Retour Sortir la Moldova de l’ornière

The New York Times / International , 

STRASBOURG, France — La République de Moldova, tout petit pays de seulement 3,5 millions d’habitants, risque de devenir le théâtre de la prochaine crise sécuritaire en Europe, ce qui pourrait avoir des répercussions bien au‑delà de ses frontières.

Ex-République soviétique prise en sandwich entre la Roumanie et l’Ukraine, la Moldova se situe au carrefour entre l’Est et l’Ouest de l’Europe. Depuis son indépendance déclarée en 1991, le pouvoir est exercé en alternance par le parti communiste qui traditionnellement cherche à renforcer les liens avec la Russie et les partis proeuropéens qui sont des partisans convaincus de l’adhésion à l’Union européenne.

En 2009, les proeuropéens ont accédé au pouvoir et progressé vers la réalisation de leur objectif. Ils ont signé un accord d’association pour renforcer les liens politiques avec Bruxelles et intégrer progressivement la Moldova dans le marché commun européen. Les exportations ont augmenté, l’économie s’est développée et, en échange d’un train de réformes, dont un respect accru des droits de l’homme, les citoyens moldoves se sont vu accorder la possibilité d’entrer sans visa sur le territoire de l’Union européenne.

Cependant, la situation aujourd’hui est beaucoup moins rose. Ces six dernières années, peu de choses ont été faites pour favoriser le développement de l’économie et des institutions du pays.

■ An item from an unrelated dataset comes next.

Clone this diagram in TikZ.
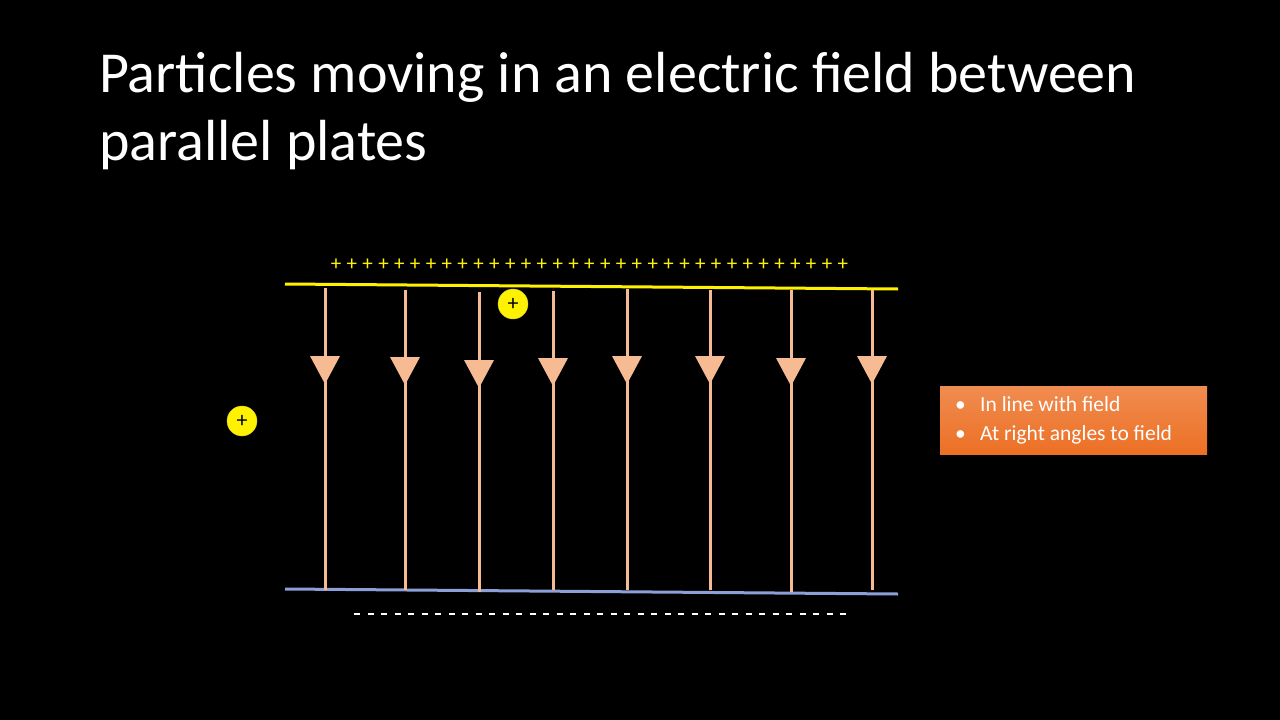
\documentclass[tikz,border=0pt]{standalone}
\usepackage{fontspec}
\setmainfont{Carlito}
\begin{document}
\begin{tikzpicture}[x=1pt,y=-1pt,
  fieldline/.style={draw=fieldc,line width=3pt},
  charge/.style={circle,fill=yellow,draw=yellow!80!black,inner sep=0pt,minimum width=26pt,minimum height=30pt,font=\fontsize{22}{22}\selectfont}]
\definecolor{fieldc}{RGB}{246,187,146}
\definecolor{plateb}{RGB}{140,160,215}
\definecolor{boxt}{RGB}{240,140,80}
\definecolor{boxb}{RGB}{236,112,36}
\fill[black] (0,0) rectangle (1280,720);
\useasboundingbox (0,0) rectangle (1280,720);
\node[anchor=north west,white,align=left,font=\fontsize{58}{68}\selectfont,inner sep=0pt] (title) at (99,52) {Particles moving in an electric field between\\parallel plates};
% plates
\draw[yellow,line width=3pt] (285,284) -- (898,289);
\draw[plateb,line width=3pt] (285,589) -- (898,594);
% field lines
\foreach \x/\t/\h/\b in {325/288/356/590, 405/290/357/590, 479/292/360/592, 553/291/358/590, 627/289/356/590, 710/290/356/590, 791/290/358/592, 872/290/356/590}{
  \draw[fieldline] (\x,\t) -- (\x,\b);
  \fill[fieldc] (\x-15,\h) -- (\x+15,\h) -- (\x,\h+28) -- cycle;
}
% plus and minus rows
\foreach \i in {0,...,32}{
  \node[yellow,font=\fontsize{21}{21}\selectfont,inner sep=0pt] (p\i) at (336+\i*15.84,265) {+};
}
\foreach \i in {0,...,36}{
  \draw[white,line width=1.2pt] (354+\i*13.5,614) -- (360+\i*13.5,614);
}
% charges
\node[charge] (q1) at (513,304) {+};
\node[charge] (q2) at (242,421) {+};
% box
\shade[top color=boxt,bottom color=boxb] (940,386) rectangle (1207,454);
\node[anchor=west,white,align=left,font=\fontsize{21.5}{29}\selectfont,inner sep=0pt] (list) at (950,420)
 {\makebox[30pt][l]{\ \textbullet}In line with field\\\makebox[30pt][l]{\ \textbullet}At right angles to field};
\end{tikzpicture}
\end{document}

La corruption reste endémique et l’Etat continue d’être aux mains d’oligarques tandis que le bas niveau, pénalisant, des salaires a poussé des centaines de milliers de Moldoves à partir à l’étranger en quête d’une vie meilleure.

Maintes personnes espèrent toujours que la solution viendra de Bruxelles mais d’autres, au contraire, pensent que c’est l’Union économique eurasiatique, conduite par la Russie, qui peut apporter la prospérité. Ce qui unit les deux camps, en revanche, c’est leur ressentiment tangible à l’égard de la classe dirigeante vénale. Demandez au citoyen moldove ordinaire en quoi la vie est différente selon que tel ou tel parti est au pouvoir, il vous répondra bien souvent qu’il n’y a aucune différence.

A présent, cette frustration publique largement répandue a un exutoire. A la fin de l’an dernier, un milliard de dollars a disparu de trois des banques nationales. Le scandale en est venu à symboliser l’incapacité de l’Etat à protéger les intérêts des citoyens. Peu de gens croient que les responsables auront à rendre des comptes ou que l’argent sera restitué. Le renflouement par les contribuables qui s’est avéré nécessaire pour stabiliser les banques a grevé les finances publiques. La valeur de la monnaie moldove, le leu, a chuté, les taux d’intérêt ont grimpé et la récession se profile à l’horizon.